Exercise details:
Can you transcribe the data exactly? Leave the pictures out.

Available data:

- - - - -

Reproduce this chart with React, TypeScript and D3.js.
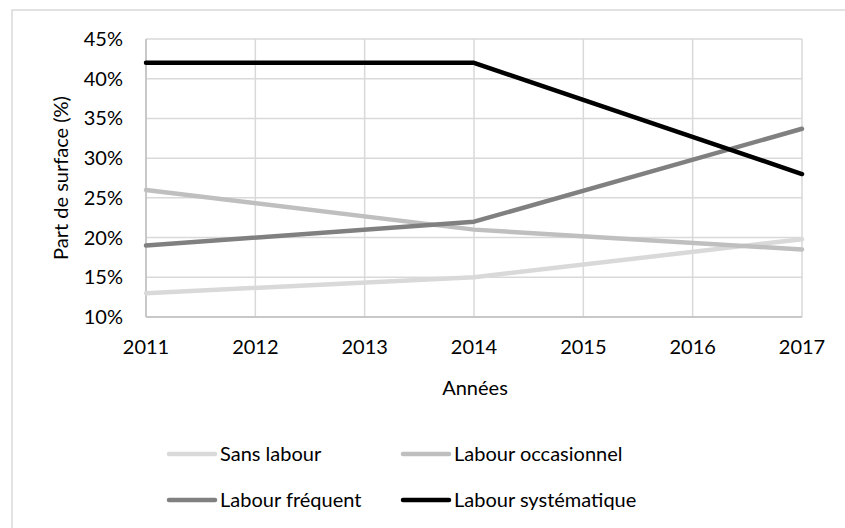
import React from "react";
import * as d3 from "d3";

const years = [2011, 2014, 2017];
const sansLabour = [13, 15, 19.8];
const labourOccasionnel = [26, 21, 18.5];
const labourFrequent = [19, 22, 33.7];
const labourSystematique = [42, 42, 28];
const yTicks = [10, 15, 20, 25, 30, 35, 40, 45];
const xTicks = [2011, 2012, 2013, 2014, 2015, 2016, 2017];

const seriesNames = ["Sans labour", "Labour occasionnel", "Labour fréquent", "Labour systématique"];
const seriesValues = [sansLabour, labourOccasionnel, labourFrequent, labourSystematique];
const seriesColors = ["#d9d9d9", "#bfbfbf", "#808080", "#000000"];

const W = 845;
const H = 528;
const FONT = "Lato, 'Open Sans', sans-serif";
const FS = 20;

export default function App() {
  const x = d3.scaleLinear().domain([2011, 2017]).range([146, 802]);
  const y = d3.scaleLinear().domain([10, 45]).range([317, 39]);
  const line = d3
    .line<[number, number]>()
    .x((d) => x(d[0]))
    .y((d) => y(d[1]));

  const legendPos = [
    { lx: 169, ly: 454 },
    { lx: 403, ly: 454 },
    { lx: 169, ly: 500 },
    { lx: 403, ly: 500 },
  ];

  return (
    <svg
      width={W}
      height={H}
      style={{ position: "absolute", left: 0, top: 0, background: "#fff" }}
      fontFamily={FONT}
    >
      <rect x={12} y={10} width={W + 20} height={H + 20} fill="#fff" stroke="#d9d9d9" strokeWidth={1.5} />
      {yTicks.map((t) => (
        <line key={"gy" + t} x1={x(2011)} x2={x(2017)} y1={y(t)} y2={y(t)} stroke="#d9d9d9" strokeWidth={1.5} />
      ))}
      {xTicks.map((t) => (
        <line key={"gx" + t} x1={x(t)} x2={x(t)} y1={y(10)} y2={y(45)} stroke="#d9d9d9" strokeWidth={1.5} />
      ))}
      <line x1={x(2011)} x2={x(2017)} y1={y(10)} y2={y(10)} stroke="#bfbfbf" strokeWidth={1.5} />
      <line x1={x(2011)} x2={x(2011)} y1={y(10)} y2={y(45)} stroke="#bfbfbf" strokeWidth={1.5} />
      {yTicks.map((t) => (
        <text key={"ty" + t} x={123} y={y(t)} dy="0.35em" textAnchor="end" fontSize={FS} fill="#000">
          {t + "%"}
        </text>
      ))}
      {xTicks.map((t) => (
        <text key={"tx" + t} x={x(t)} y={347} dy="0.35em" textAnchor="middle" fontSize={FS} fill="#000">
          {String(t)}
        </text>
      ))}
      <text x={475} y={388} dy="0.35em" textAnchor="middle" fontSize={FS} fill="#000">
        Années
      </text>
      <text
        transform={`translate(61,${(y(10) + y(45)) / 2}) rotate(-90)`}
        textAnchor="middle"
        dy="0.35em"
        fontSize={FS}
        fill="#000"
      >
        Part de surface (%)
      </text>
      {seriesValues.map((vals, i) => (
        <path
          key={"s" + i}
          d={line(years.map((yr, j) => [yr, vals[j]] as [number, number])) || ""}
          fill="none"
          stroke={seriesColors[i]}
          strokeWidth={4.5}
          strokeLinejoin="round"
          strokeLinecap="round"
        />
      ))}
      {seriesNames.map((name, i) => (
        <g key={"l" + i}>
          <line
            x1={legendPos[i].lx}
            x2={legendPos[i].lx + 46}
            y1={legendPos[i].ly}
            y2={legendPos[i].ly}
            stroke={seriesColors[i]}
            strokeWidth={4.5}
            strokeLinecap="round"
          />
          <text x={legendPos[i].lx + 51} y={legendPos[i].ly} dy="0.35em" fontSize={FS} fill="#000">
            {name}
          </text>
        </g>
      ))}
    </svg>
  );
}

- - - - -

Completed exercise:
Reproduce this chart with React, TypeScript and D3.js.
import React from "react";
import * as d3 from "d3";

const years = [2011, 2014, 2017];
const sansLabour = [13, 15, 19.8];
const labourOccasionnel = [26, 21, 18.5];
const labourFrequent = [19, 22, 33.7];
const labourSystematique = [42, 42, 28];
const yTicks = [10, 15, 20, 25, 30, 35, 40, 45];
const xTicks = [2011, 2012, 2013, 2014, 2015, 2016, 2017];

const seriesNames = ["Sans labour", "Labour occasionnel", "Labour fréquent", "Labour systématique"];
const seriesValues = [sansLabour, labourOccasionnel, labourFrequent, labourSystematique];
const seriesColors = ["#d9d9d9", "#bfbfbf", "#808080", "#000000"];

const W = 845;
const H = 528;
const FONT = "Lato, 'Open Sans', sans-serif";
const FS = 20;

export default function App() {
  const x = d3.scaleLinear().domain([2011, 2017]).range([146, 802]);
  const y = d3.scaleLinear().domain([10, 45]).range([317, 39]);
  const line = d3
    .line<[number, number]>()
    .x((d) => x(d[0]))
    .y((d) => y(d[1]));

  const legendPos = [
    { lx: 169, ly: 454 },
    { lx: 403, ly: 454 },
    { lx: 169, ly: 500 },
    { lx: 403, ly: 500 },
  ];

  return (
    <svg
      width={W}
      height={H}
      style={{ position: "absolute", left: 0, top: 0, background: "#fff" }}
      fontFamily={FONT}
    >
      <rect x={12} y={10} width={W + 20} height={H + 20} fill="#fff" stroke="#d9d9d9" strokeWidth={1.5} />
      {yTicks.map((t) => (
        <line key={"gy" + t} x1={x(2011)} x2={x(2017)} y1={y(t)} y2={y(t)} stroke="#d9d9d9" strokeWidth={1.5} />
      ))}
      {xTicks.map((t) => (
        <line key={"gx" + t} x1={x(t)} x2={x(t)} y1={y(10)} y2={y(45)} stroke="#d9d9d9" strokeWidth={1.5} />
      ))}
      <line x1={x(2011)} x2={x(2017)} y1={y(10)} y2={y(10)} stroke="#bfbfbf" strokeWidth={1.5} />
      <line x1={x(2011)} x2={x(2011)} y1={y(10)} y2={y(45)} stroke="#bfbfbf" strokeWidth={1.5} />
      {yTicks.map((t) => (
        <text key={"ty" + t} x={123} y={y(t)} dy="0.35em" textAnchor="end" fontSize={FS} fill="#000">
          {t + "%"}
        </text>
      ))}
      {xTicks.map((t) => (
        <text key={"tx" + t} x={x(t)} y={347} dy="0.35em" textAnchor="middle" fontSize={FS} fill="#000">
          {String(t)}
        </text>
      ))}
      <text x={475} y={388} dy="0.35em" textAnchor="middle" fontSize={FS} fill="#000">
        Années
      </text>
      <text
        transform={`translate(61,${(y(10) + y(45)) / 2}) rotate(-90)`}
        textAnchor="middle"
        dy="0.35em"
        fontSize={FS}
        fill="#000"
      >
        Part de surface (%)
      </text>
      {seriesValues.map((vals, i) => (
        <path
          key={"s" + i}
          d={line(years.map((yr, j) => [yr, vals[j]] as [number, number])) || ""}
          fill="none"
          stroke={seriesColors[i]}
          strokeWidth={4.5}
          strokeLinejoin="round"
          strokeLinecap="round"
        />
      ))}
      {seriesNames.map((name, i) => (
        <g key={"l" + i}>
          <line
            x1={legendPos[i].lx}
            x2={legendPos[i].lx + 46}
            y1={legendPos[i].ly}
            y2={legendPos[i].ly}
            stroke={seriesColors[i]}
            strokeWidth={4.5}
            strokeLinecap="round"
          />
          <text x={legendPos[i].lx + 51} y={legendPos[i].ly} dy="0.35em" fontSize={FS} fill="#000">
            {name}
          </text>
        </g>
      ))}
    </svg>
  );
}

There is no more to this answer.